In this paper, through comparative experimental design, the influence of different parameter designs on hierarchical origami honeycombs is studied. First, the influence of wall thickness on the mechanical properties of the structure is clarified. With the increase in wall thickness, the strength of the structure increases positively. The peak force of structures with different wall thicknesses in the elastic stage increases exponentially, and the specific stiffness and SEA value of the structure also increase significantly. Then, parameter optimization comparative experiments are carried out on the hinge part of the structure, including the hinge position distribution parameter $\psi$ and the hinge-to-thin-plate-thickness ratio e. For each parameter, three groups of the same samples are printed and prepared for static compression repeated tests at a compression rate of 5 mm/min. The reasons for the influence of each parameter on the structure are analyzed by analyzing the static compression process and average force–displacement curve of each structure. The results show that the structural stiffness decreases gradually with the increase in the $\psi$ value, but when the $\psi$ value is 0.2, the structure shows the optimal initial peak force and energy absorption capacity. The influence of hinge thickness on the strength of the structure is positively correlated. With the e value changing from 1/4 to 1/2, various properties of the structure are improved. Then, the mechanical properties of structures with different $\psi$ value combinations in different layers during static compression are verified in the three-layer hierarchical origami honeycomb structure, and multi-level gradient stiffness is realized by this method. By controlling the above structural parameters, the stress–strain curve and SEA value of the hierarchical origami honeycomb structure can be adjusted in a wide range, and this scheme can be used to design and manufacture general origami honeycomb materials.

Future Examinations

While this study successfully demonstrated the parametric design and optimization of hierarchical origami honeycomb structures, several directions warrant further investigation. First, the development of multimaterial hierarchical origami structures through advanced 4D printing techniques could enable programmable mechanical responses tailored to specific loading scenarios. Second, the integration of smart materials, such as shape memory alloys or piezoelectric materials, into the hinge regions could provide active control over structural stiffness and energy absorption capacity.
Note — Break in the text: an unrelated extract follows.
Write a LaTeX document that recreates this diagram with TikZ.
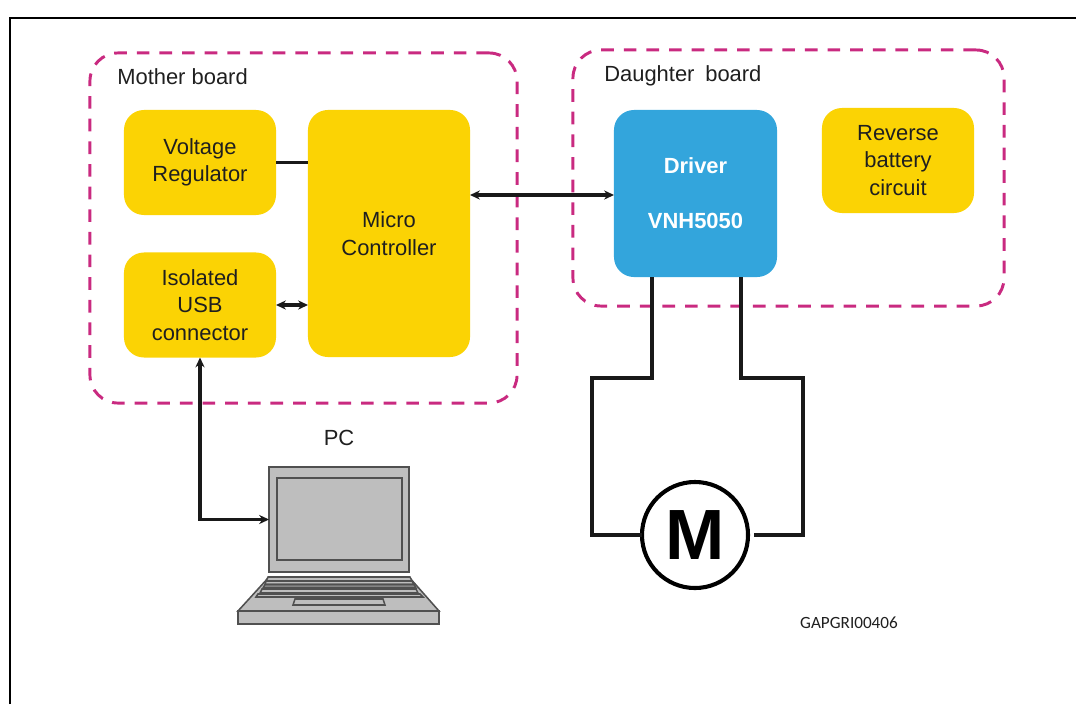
\documentclass[tikz,border=0pt]{standalone}
\usepackage{fontspec}
\setmainfont{Liberation Sans}
\newfontfamily\codefont{Carlito}
\usetikzlibrary{
    arrows.meta,
    calc,
    positioning
}
\definecolor{boardpink}{HTML}{C92A80}
\definecolor{blockyellow}{HTML}{FBD304}
\definecolor{driverblue}{HTML}{33A5DC}
\definecolor{pcgrey}{HTML}{BEBEBE}
\definecolor{pcline}{HTML}{505050}
\tikzset{
    blocktext/.style={font=\fontsize{15.6}{19.6}\selectfont, text=black!88, align=center},
    yellowblock/.style={blocktext, fill=blockyellow, rounded corners=0.5cm, outer sep=0pt, minimum width=3.8cm, minimum height=2.625cm},
    boardbox/.style={draw=boardpink, line width=2.1pt, rounded corners=0.7cm, dash pattern=on 9pt off 7.1pt, outer sep=0pt},
    boardlabel/.style={blocktext, anchor=west, inner sep=0pt},
    wire/.style={line width=2.6pt, black!90},
    link/.style={line width=2.2pt, black!90, >={Stealth[length=7pt,width=6.5pt]}},
    pcpart/.style={draw=pcline, fill=pcgrey, line width=1.1pt, outer sep=0pt}
}
\begin{document}
\begin{tikzpicture}[x=0.025cm, y=-0.025cm]
    \useasboundingbox (0, 0) rectangle (1076, 704);
    \coordinate (framebl) at (10, 704);
    \coordinate (frametl) at (10, 18);
    \coordinate (frametr) at (1076, 18);
    \draw[line width=2pt] (framebl) -- (frametl) -- (frametr);

    \node[boardbox, minimum width=10.675cm, minimum height=8.75cm] (mother) at (303.5, 228) {};
    \node[boardbox, minimum width=10.775cm, minimum height=6.4cm] (daughter) at (788.5, 178) {};
    \node[boardlabel] (motherlabel) at (117, 77) {Mother board};
    \node[boardlabel] (daughterlabel) at (604, 76) {Daughter\hspace{7.7pt}board};

    \node[yellowblock] (volt) at (200, 162.5) {Voltage\\Regulator};
    \node[yellowblock] (usb) at (200, 305) {Isolated\\USB\\connector};
    \node[yellowblock, minimum width=4.05cm, minimum height=6.175cm] (micro) at (389, 233.5) {Micro\\Controller};
    \node[yellowblock] (reverse) at (898, 160.5) {Reverse\\battery\\circuit};
    \node[yellowblock, fill=driverblue, text=white, font=\fontsize{15.6}{19.6}\selectfont\bfseries, minimum width=4.075cm, minimum height=4.175cm] (driver) at (695.5, 193.5) {Driver\\[19.6pt]VNH5050};

    \node[blocktext] (pclabel) at (339, 438) {PC};
    \node[pcpart, minimum width=3.5cm, minimum height=2.625cm] (screen) at (339, 519.5) {};
    \node[pcpart, minimum width=3.125cm, minimum height=2.05cm, line width=1.4pt] (display) at (339.5, 519) {};
    \draw[pcpart] (269, 577) -- (409, 577) -- (439, 611) -- (238, 611) -- cycle;
    \draw[pcpart] (268, 577) -- (410, 577) -- (412, 581) -- (266, 581) -- cycle;
    \draw[pcpart] (266, 581) -- (412, 581) -- (414, 584.5) -- (265, 584.5) -- cycle;
    \draw[pcpart, fill=pcgrey!70!black] (265, 584.5) -- (414, 584.5) -- (416, 588) -- (263, 588) -- cycle;
    \draw[pcpart] (262, 589) -- (416, 589) -- (418, 593) -- (260, 593) -- cycle;
    \draw[pcpart] (258, 594) -- (420, 594) -- (423, 597) -- (256, 597) -- cycle;
    \draw[pcpart] (295, 599) -- (383, 599) -- (385, 605) -- (293, 605) -- cycle;
    \node[pcpart, minimum width=5.025cm, minimum height=0.325cm] (pcbase) at (338.5, 617.5) {};

    \node[circle, draw, line width=2.9pt, minimum size=2.65cm, inner sep=0pt, outer sep=0pt, font=\fontsize{50.6}{50.6}\selectfont\bfseries] (motor) at (695, 535) {M};
    \node[font=\codefont\fontsize{12.2}{14}\selectfont, text=black!88] (partcode) at (849, 623) {GAPGRI00406};

    \coordinate (busy) at (540, 195);
    \coordinate (wireleft) at (652, 378);
    \coordinate (wireright) at (741, 378);
    \coordinate (cornerleft) at (592, 378);
    \coordinate (cornerright) at (803, 378);
    \coordinate (pcturn) at (200, 519.5);

    \draw[wire] (volt.east) -- (micro.west |- volt.east);
    \draw[link, <->] (usb.east) -- (micro.west |- usb.east);
    \draw[link, <->] (micro.east |- busy) -- (driver.west |- busy);
    \draw[link, <->] (usb.south) -- (pcturn) -- (screen.west);
    \draw[wire] (driver.south -| wireleft) -- (wireleft) -- (cornerleft) -- (cornerleft |- motor.west) -- (motor.west);
    \draw[wire, shorten >=4pt] (driver.south -| wireright) -- (wireright) -- (cornerright) -- (cornerright |- motor.east) -- (motor.east);
\end{tikzpicture}
\end{document}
Third, the exploration of more complex origami patterns beyond the current design, including combinations of different folding motifs, may reveal novel deformation mechanisms and superior energy absorption characteristics. Additionally, dynamic impact testing at various strain rates should be conducted to validate the performance of these structures under realistic crash conditions. Finally, the establishment of a comprehensive theoretical framework linking geometric parameters to mechanical performance would facilitate automated optimization and accelerate the design process for application-specific energy-absorbing devices.